Creating a deepfake requires some basic skills and time, because commercial software is not yet available due to concerns over copyright or tort violation. Eventually, some hacker may anonymously release an automated application just to watch the resulting havoc it will cause.

I have made a career out of detecting Deepfakes for the major news services, and this has become an endless game of whack-a-mole. Each time our industry derives a new method to detect Deepfakes, that knowledge inevitably becomes a testing tool used to improve the effectiveness of Deepfake software.

A less nefarious application of Deepfake technology is to convert a jerky one-frame per second video into a fluent thirty-frame per second video, by synthesizing the missing interim moments. However, this creates the risk of inventing events that never occurred (e.g. when a gun was fired). AI has also begun to appear in the court room in the form of incident recreations, and converting 2-D evidence into 3-D projections.
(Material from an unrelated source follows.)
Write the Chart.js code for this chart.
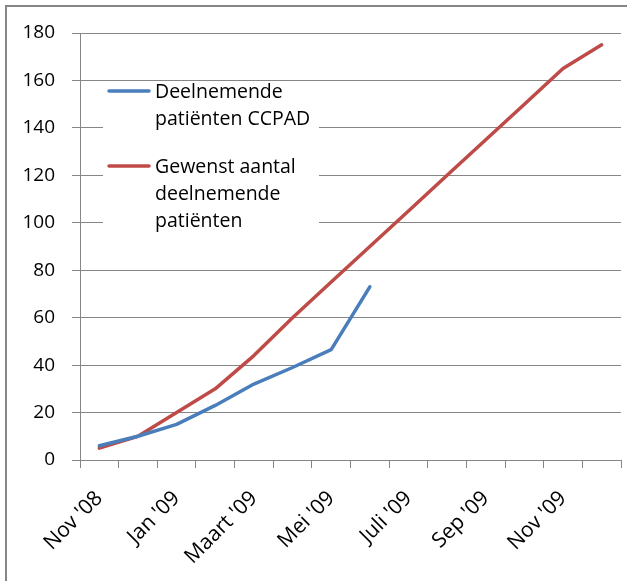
<!DOCTYPE html>
<html>
<head>
<meta charset="utf-8">
<script src="https://cdn.jsdelivr.net/npm/chart.js@4"></script>
<style>
  html, body { margin: 0; padding: 0; background: #fff; }
  #chart { display: block; }
</style>
</head>
<body>
<canvas id="chart" width="627" height="581"></canvas>
<script>
const months = [
  "Nov '08", "Dec '08", "Jan '09", "Feb '09", "Maart '09", "April '09", "Mei '09",
  "Juni '09", "Juli '09", "Aug '09", "Sep '09", "Okt '09", "Nov '09", "Dec '09",
];
// every other month gets a label on the axis
const shownLabels = ["Nov '08", "Jan '09", "Maart '09", "Mei '09", "Juli '09", "Sep '09", "Nov '09"];

const deelnemend = [6, 10, 15, 23, 32, 39, 46.5, 73];
const gewenst = [5, 10, 20, 30, 44, 60, 75, 90, 105, 120, 135, 150, 165, 175];

const yTicks = [0, 20, 40, 60, 80, 100, 120, 140, 160, 180];

const legendItems = [
  { color: "#4a7ebb", lines: ["Deelnemende", "patiënten CCPAD"] },
  { color: "#be4b48", lines: ["Gewenst aantal", "deelnemende", "patiënten"] },
];

const FONT = "'Open Sans', 'Liberation Sans', sans-serif";
const GRID = "#868686";

// grey frame round the chart (top + left visible in the picture)
const framePlugin = {
  id: "frame",
  beforeDraw(chart) {
    const c = chart.ctx;
    c.save();
    c.fillStyle = "#fff";
    c.fillRect(0, 0, chart.width, chart.height);
    c.strokeStyle = GRID;
    c.lineWidth = 2;
    c.beginPath();
    c.moveTo(6, chart.height);
    c.lineTo(6, 6);
    c.lineTo(chart.width, 6);
    c.stroke();
    c.restore();
  },
};

// legend sits inside the plot, on a white box
const insideLegend = {
  id: "insideLegend",
  afterDraw(chart) {
    const c = chart.ctx;
    c.save();
    c.fillStyle = "#fff";
    c.fillRect(103, 84, 216, 149);
    c.font = "19.5px " + FONT;
    c.textBaseline = "alphabetic";
    c.fillStyle = "#000";
    let y = 98;
    legendItems.forEach((item) => {
      c.strokeStyle = item.color;
      c.lineWidth = 3.5;
      c.lineCap = "round";
      c.beginPath();
      c.moveTo(109, y - 7);
      c.lineTo(149, y - 7);
      c.stroke();
      item.lines.forEach((t) => {
        c.fillText(t, 155, y);
        y += 27;
      });
      y += 21;
    });
    c.restore();
  },
};

new Chart(document.getElementById("chart"), {
  type: "line",
  data: {
    labels: months,
    datasets: [
      {
        label: "Deelnemende patiënten CCPAD",
        data: deelnemend,
        borderColor: "#4a7ebb",
        borderWidth: 3.5,
        pointRadius: 0,
        tension: 0,
        borderJoinStyle: "round",
        borderCapStyle: "round",
      },
      {
        label: "Gewenst aantal deelnemende patiënten",
        data: gewenst,
        borderColor: "#be4b48",
        borderWidth: 3.5,
        pointRadius: 0,
        tension: 0,
        borderJoinStyle: "round",
        borderCapStyle: "round",
      },
    ],
  },
  options: {
    responsive: false,
    animation: false,
    devicePixelRatio: 1,
    layout: { padding: { top: 33, right: 6, left: 0, bottom: 0 } },
    plugins: {
      legend: { display: false },
      tooltip: { enabled: false },
    },
    scales: {
      x: {
        offset: true,
        grid: {
          offset: true,
          drawOnChartArea: false,
          drawTicks: true,
          tickLength: 8,
          color: GRID,
        },
        border: { color: GRID },
        ticks: {
          autoSkip: false,
          maxRotation: 45,
          minRotation: 45,
          padding: 18,
          color: "#000",
          font: { family: FONT, size: 21 },
          callback: function (value) {
            const lab = months[value];
            return shownLabels.includes(lab) ? lab : "";
          },
        },
        afterFit(scale) {
          scale.height = 121;
          scale.paddingLeft = 0;
          scale.paddingRight = 0;
        },
      },
      y: {
        min: 0,
        max: 180,
        afterBuildTicks(scale) {
          scale.ticks = yTicks.map((v) => ({ value: v }));
        },
        grid: { color: GRID, tickLength: 8 },
        border: { color: GRID },
        ticks: {
          padding: 17,
          color: "#000",
          font: { family: FONT, size: 19 },
        },
        afterFit(scale) {
          scale.width = 80;
        },
      },
    },
  },
  plugins: [framePlugin, insideLegend],
});
</script>
</body>
</html>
Soon, AI may allow anyone to become a content creator by simply dictating a story, and then letting the software build the visuals. Users may be able to take a mobile phone video, highlight an unidentifiable face or license plate, and receive the desired clarity moments later. This future should seem logical for those who have tried Goggle’s visual search tool (previously known as Google “Lens”).

Audio AI is beginning to catch up with its visual counterpart. You may have experienced this when you last spoke with your bank’s virtual assistant. It can seem magical that the computer can understand your questions, even when your voice is accompanied by distracting background sounds (e.g. a TV or radio, other people, city sounds, etc…). Soon, AI audio applications may provide one-click solutions to remedy nearly any audio issue.

Today’s media AI solutions were science fiction just a decade ago. In another decade, real-time AI processing may become a standard feature of our smart-phones. I don’t know about you, but I can’t wait for tomorrow.